▶ _Written task_
Skip the pictures, please, and write out exactly the lines from the opening of the data through the line containing "0.685, 0.767, 0.847];".

(Collected data)
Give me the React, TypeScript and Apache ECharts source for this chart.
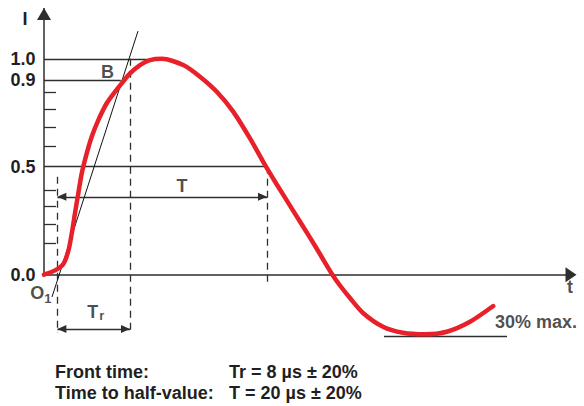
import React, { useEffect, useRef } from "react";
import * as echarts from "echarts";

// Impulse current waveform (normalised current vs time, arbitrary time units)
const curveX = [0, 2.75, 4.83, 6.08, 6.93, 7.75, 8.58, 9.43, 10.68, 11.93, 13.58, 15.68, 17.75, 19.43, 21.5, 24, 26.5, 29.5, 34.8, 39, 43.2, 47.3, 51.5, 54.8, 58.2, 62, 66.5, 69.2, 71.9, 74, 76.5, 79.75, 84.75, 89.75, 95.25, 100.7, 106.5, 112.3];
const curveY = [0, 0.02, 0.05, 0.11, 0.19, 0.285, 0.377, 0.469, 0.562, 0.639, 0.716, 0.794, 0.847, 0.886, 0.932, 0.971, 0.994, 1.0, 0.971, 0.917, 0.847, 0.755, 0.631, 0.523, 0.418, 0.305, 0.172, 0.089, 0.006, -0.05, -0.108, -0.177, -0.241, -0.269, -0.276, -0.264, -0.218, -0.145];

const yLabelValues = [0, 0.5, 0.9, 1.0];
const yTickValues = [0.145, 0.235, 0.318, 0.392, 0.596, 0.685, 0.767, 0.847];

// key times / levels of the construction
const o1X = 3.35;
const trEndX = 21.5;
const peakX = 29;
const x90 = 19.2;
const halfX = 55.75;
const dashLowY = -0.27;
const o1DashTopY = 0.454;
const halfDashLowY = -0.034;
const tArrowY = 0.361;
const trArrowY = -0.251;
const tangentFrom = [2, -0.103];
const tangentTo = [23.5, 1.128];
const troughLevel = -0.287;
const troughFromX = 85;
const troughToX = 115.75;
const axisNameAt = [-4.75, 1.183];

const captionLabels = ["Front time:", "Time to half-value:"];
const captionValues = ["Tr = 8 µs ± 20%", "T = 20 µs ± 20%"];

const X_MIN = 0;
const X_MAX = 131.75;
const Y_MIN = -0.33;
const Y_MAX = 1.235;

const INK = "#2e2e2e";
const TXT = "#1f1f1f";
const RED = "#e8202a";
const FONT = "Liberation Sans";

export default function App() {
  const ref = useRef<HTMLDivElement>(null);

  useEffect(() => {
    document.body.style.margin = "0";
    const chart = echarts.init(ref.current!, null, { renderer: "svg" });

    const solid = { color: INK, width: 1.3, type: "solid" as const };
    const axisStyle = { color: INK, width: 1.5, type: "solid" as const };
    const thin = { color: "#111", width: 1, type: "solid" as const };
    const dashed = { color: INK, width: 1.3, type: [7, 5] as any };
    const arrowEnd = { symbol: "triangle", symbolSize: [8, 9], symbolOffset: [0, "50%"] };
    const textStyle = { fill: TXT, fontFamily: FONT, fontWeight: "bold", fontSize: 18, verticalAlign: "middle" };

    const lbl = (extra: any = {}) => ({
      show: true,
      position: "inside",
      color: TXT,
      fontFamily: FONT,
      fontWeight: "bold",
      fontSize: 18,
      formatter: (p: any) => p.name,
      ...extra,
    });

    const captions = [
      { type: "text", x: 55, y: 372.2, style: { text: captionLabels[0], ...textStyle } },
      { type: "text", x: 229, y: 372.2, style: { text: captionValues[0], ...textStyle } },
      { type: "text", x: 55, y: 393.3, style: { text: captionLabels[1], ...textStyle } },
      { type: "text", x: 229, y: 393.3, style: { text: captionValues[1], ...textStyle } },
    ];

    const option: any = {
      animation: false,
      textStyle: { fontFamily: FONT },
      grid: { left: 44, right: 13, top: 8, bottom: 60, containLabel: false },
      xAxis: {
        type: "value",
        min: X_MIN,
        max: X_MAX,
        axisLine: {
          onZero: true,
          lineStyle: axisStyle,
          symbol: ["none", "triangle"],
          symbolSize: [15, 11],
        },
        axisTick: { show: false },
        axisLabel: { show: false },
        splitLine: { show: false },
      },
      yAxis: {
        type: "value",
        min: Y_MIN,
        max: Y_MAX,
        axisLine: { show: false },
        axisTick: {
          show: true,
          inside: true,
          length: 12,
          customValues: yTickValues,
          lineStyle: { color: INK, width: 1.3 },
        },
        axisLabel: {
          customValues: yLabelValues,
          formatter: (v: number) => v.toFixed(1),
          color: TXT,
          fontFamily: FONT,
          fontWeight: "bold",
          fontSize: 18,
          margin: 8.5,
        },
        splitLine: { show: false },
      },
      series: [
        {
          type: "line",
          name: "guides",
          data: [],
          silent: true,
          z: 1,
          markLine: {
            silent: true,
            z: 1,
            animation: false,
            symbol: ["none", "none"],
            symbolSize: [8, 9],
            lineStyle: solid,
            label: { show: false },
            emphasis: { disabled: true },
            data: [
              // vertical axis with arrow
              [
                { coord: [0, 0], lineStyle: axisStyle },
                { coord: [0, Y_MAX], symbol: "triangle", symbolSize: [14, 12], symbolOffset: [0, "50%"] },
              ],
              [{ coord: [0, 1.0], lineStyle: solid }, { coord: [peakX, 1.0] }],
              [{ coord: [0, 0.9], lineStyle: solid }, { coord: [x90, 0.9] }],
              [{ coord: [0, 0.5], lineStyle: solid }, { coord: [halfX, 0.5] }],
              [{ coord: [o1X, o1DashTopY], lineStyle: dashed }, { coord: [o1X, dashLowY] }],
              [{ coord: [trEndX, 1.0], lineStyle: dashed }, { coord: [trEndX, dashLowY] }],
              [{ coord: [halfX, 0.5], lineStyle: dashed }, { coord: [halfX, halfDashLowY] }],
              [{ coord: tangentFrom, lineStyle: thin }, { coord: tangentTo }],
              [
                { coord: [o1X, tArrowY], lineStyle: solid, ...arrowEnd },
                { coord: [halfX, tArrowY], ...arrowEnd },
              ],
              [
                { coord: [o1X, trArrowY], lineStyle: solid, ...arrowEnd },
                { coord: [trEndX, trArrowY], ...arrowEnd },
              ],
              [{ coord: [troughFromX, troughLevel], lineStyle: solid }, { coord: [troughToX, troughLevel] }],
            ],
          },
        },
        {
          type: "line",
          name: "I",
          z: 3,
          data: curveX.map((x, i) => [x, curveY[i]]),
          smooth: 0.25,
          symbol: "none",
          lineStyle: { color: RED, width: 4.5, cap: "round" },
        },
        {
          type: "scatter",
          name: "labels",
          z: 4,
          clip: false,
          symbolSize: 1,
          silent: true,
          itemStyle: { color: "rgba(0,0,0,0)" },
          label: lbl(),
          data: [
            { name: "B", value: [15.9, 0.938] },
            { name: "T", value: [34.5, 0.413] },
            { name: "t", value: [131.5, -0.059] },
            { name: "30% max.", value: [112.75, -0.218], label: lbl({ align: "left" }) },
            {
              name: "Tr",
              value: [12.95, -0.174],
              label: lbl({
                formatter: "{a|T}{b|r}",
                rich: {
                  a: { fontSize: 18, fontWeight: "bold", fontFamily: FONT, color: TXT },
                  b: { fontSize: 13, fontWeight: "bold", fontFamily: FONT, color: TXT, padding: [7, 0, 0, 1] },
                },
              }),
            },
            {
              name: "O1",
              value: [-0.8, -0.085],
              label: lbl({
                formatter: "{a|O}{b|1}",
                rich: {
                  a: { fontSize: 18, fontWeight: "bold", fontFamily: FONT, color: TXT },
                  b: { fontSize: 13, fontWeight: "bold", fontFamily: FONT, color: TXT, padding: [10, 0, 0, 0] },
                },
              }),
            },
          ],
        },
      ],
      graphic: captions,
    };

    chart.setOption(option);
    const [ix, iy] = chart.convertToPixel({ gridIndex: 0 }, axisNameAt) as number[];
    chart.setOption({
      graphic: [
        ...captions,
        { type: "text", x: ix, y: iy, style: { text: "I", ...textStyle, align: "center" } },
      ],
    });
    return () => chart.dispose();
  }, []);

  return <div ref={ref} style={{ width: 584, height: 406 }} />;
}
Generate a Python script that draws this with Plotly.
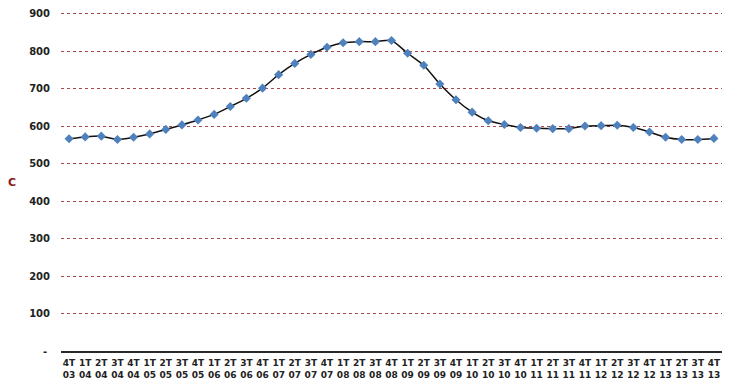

▶ _Correct response_
Give me the React, TypeScript and Apache ECharts source for this chart.
import React, { useEffect, useRef } from "react";
import * as echarts from "echarts";

// Impulse current waveform (normalised current vs time, arbitrary time units)
const curveX = [0, 2.75, 4.83, 6.08, 6.93, 7.75, 8.58, 9.43, 10.68, 11.93, 13.58, 15.68, 17.75, 19.43, 21.5, 24, 26.5, 29.5, 34.8, 39, 43.2, 47.3, 51.5, 54.8, 58.2, 62, 66.5, 69.2, 71.9, 74, 76.5, 79.75, 84.75, 89.75, 95.25, 100.7, 106.5, 112.3];
const curveY = [0, 0.02, 0.05, 0.11, 0.19, 0.285, 0.377, 0.469, 0.562, 0.639, 0.716, 0.794, 0.847, 0.886, 0.932, 0.971, 0.994, 1.0, 0.971, 0.917, 0.847, 0.755, 0.631, 0.523, 0.418, 0.305, 0.172, 0.089, 0.006, -0.05, -0.108, -0.177, -0.241, -0.269, -0.276, -0.264, -0.218, -0.145];

const yLabelValues = [0, 0.5, 0.9, 1.0];
const yTickValues = [0.145, 0.235, 0.318, 0.392, 0.596, 0.685, 0.767, 0.847];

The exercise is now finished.